Mittlerweile ist es so, daß viele dieser Features, die Spring entwickelt hat auch in aktuelle J2EE-Spezifikationen Einzug gefunden haben.

Ein Beispiel ist Dependency Injection. 
Dependency Injection hat man sich immer schon gewünscht. Mit Spring konnte man dies schon eine ganze Weile machen. Die Dependencies wurden dabei in XML-Dateien gepflegt.
Heute ist es so, dass CDI in JEE vorhanden ist und für die Pflege der Abhängigkeiten z.B. Annotations genutzt werden.


An und für sich trifft es der Wikipediaartikel zu Spring recht gut:

Spring (Framework) ? Wikipedia


Heute ist es IMHO so, dass das aktuelle JEE für die meisten Benutzer kaum noch Wünsche offen läßt, so daß diese Spring nicht wirklich vermissen. Ein Punkt der für Spring spricht ist die Möglichkeit lediglich einen leichtgewichtigeren Tomcat statt einem Applicationserver zu nutzen.


----------



## F.S.WhiTeY (1. Sep 2012)

> Ein Punkt der für Spring spricht ist die Möglichkeit lediglich einen leichtgewichtigeren Tomcat statt einem Applicationserver zu nutzen.



Das kann ich auch, wenn ich JSF verwende. Ich brauche lediglich einen Servletcontainer und kann den rest selber schreiben. Das fängt bei Datenbankzugriff an, geht über Connectionpooling und hört bei der Absicherung der Applikation auf. 

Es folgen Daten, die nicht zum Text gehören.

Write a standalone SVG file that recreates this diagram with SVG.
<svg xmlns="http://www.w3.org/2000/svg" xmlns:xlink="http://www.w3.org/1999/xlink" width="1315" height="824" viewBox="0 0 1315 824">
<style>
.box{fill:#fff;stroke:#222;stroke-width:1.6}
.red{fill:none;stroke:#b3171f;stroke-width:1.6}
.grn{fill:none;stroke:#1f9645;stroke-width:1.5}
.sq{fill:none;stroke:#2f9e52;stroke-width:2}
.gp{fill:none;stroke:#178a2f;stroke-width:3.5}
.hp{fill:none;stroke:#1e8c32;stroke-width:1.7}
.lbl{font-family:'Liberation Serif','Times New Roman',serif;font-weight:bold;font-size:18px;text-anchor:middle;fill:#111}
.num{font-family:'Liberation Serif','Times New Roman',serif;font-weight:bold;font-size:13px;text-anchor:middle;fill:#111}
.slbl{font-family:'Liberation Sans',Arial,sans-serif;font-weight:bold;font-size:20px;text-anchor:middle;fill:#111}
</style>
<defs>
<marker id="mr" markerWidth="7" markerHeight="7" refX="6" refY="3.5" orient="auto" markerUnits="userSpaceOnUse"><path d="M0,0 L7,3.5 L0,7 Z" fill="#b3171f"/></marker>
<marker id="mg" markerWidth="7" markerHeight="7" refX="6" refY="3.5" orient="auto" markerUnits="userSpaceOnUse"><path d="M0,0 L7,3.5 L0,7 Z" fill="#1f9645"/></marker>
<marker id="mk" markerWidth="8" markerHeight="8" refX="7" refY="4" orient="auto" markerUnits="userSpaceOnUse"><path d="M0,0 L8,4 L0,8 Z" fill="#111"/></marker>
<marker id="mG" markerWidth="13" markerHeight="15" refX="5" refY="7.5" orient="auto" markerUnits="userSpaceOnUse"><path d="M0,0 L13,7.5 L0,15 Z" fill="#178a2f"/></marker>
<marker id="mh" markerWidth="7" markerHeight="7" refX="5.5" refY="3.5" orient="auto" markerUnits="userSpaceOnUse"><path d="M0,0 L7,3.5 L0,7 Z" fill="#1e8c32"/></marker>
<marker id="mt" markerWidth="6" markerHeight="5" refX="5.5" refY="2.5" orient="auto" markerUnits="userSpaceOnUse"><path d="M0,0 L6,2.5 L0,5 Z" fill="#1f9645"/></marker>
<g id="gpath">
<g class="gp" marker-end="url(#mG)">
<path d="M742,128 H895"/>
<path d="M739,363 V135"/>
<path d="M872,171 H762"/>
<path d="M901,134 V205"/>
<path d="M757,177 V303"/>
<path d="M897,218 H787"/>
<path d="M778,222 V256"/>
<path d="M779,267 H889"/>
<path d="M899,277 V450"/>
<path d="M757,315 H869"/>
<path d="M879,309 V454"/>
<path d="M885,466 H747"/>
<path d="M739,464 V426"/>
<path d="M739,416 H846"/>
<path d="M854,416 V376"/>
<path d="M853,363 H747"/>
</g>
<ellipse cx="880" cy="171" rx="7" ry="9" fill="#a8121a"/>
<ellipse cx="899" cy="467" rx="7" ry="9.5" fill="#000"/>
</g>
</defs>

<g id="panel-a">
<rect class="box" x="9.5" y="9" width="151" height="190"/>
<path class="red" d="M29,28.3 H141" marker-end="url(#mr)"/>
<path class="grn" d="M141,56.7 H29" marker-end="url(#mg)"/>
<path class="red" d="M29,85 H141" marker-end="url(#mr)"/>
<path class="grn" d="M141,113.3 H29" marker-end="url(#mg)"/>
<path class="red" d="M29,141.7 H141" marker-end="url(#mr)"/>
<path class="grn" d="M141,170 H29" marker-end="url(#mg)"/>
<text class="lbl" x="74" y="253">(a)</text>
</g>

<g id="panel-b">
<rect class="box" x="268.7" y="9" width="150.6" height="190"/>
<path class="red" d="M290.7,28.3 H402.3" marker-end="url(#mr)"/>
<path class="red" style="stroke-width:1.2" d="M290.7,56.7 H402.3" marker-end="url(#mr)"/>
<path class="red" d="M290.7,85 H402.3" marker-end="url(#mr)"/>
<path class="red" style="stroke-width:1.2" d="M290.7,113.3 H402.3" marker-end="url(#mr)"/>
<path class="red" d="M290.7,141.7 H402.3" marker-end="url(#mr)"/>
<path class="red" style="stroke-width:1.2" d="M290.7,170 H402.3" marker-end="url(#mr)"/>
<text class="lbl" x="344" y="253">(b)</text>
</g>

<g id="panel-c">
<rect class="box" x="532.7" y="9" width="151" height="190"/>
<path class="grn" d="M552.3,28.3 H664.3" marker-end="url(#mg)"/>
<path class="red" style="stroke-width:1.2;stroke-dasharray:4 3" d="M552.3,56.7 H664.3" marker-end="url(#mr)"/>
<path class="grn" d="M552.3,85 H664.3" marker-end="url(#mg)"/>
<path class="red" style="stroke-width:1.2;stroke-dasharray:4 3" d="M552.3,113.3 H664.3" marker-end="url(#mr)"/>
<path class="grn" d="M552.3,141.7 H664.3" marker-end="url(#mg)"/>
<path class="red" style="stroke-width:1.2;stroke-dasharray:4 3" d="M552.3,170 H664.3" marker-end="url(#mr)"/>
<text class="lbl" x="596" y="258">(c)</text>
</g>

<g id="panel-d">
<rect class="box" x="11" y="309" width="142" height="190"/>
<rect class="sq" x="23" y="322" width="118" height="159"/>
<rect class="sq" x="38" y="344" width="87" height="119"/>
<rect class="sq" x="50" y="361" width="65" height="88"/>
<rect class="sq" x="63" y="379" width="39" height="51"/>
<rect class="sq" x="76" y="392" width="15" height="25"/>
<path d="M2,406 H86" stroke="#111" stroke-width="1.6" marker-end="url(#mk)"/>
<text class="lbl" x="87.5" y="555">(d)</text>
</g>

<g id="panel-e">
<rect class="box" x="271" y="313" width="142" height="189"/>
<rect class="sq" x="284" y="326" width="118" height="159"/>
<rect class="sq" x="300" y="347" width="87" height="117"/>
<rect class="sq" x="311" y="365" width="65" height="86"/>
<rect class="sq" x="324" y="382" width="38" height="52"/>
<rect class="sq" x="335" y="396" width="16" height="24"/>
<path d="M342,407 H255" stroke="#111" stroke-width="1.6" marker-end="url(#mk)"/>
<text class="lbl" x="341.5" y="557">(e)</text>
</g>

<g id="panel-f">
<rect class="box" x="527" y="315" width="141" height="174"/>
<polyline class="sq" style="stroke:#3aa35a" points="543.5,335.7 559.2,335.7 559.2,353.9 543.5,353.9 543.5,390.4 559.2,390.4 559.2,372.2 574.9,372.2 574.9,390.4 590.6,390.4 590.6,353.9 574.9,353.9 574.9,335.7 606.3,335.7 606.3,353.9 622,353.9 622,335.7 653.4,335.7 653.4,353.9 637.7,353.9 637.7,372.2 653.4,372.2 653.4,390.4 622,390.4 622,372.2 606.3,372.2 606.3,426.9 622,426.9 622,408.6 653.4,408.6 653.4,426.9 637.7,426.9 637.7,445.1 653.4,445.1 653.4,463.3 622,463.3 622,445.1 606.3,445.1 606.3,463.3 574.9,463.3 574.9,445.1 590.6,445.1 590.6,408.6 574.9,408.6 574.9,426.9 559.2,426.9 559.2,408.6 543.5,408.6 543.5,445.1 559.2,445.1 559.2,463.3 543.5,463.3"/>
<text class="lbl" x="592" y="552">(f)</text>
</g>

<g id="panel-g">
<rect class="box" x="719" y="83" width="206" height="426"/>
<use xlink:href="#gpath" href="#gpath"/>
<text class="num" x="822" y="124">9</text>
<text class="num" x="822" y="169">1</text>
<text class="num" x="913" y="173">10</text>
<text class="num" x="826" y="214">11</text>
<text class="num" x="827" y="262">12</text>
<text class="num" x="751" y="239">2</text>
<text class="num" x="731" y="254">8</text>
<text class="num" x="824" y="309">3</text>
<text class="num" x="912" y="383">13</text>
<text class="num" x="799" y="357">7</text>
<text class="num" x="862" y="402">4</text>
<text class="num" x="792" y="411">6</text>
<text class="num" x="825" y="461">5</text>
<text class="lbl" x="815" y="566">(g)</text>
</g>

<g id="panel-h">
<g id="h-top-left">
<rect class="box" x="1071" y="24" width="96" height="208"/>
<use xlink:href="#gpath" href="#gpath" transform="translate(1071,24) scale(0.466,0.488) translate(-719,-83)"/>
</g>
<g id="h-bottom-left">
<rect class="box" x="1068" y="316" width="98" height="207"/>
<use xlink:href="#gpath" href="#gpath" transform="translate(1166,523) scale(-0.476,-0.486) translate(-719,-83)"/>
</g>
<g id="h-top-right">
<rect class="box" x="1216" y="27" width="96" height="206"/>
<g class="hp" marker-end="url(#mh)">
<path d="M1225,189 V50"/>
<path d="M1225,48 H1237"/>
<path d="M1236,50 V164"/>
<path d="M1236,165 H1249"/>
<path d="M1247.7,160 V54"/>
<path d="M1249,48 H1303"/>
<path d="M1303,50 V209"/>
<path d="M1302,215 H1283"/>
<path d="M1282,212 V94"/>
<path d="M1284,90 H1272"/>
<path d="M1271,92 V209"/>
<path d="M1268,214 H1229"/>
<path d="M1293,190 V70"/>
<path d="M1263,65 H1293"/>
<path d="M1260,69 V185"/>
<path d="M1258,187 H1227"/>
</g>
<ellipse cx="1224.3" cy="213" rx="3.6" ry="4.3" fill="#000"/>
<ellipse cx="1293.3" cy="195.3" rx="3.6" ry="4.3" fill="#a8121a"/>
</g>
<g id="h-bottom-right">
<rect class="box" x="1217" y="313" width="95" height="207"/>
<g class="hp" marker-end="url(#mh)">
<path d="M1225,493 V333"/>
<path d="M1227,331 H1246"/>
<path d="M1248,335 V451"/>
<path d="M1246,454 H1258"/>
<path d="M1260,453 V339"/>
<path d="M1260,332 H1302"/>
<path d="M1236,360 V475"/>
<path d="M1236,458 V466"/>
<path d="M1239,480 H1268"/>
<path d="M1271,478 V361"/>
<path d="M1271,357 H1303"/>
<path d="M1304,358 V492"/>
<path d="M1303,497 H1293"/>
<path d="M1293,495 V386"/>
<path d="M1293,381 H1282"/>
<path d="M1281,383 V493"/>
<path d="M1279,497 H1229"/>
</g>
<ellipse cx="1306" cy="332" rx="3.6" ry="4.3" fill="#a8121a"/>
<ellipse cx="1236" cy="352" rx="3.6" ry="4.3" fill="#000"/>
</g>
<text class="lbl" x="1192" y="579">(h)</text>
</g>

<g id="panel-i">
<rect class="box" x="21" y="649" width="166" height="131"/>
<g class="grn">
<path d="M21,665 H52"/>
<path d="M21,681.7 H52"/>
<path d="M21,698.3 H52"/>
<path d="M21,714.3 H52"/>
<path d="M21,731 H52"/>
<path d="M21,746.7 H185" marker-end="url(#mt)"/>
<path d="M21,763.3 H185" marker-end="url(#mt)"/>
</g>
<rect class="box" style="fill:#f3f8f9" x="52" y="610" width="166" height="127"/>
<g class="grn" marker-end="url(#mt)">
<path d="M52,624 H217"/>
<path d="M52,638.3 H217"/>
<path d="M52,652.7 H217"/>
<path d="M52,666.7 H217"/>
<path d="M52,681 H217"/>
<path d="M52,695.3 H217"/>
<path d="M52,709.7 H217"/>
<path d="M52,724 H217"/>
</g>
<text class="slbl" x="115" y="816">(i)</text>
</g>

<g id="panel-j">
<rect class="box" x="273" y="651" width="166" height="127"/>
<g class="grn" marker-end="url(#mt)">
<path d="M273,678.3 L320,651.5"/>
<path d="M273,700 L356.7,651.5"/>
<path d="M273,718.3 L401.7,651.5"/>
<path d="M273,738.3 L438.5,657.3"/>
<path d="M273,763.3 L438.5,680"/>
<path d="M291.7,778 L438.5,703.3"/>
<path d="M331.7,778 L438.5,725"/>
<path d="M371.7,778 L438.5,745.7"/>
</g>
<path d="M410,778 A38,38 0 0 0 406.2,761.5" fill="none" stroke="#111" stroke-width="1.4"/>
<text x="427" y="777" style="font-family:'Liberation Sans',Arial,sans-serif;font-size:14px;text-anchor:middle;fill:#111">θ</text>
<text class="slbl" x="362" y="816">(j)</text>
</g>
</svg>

Dafür brauche ich kein Spring wenn ich nicht will 

Ich teste alle meine J2EE-Anwendungen grundsätzlich auf dem Glassfish, JBoss und Tomcat und überall läuft es. Auch selbstgeschriebene Servlets laufen ohne Probleme. 

Welche erfahrungen hast du gemacht, dass du glaubst dich an einen Applicationserver binden zu müssen?



> Redest Du von Spring MVC? Spring selbst steht für sich alleine und ist nicht auf EJBs angewiesen. Oder verstehe ich Dich einfach falsch?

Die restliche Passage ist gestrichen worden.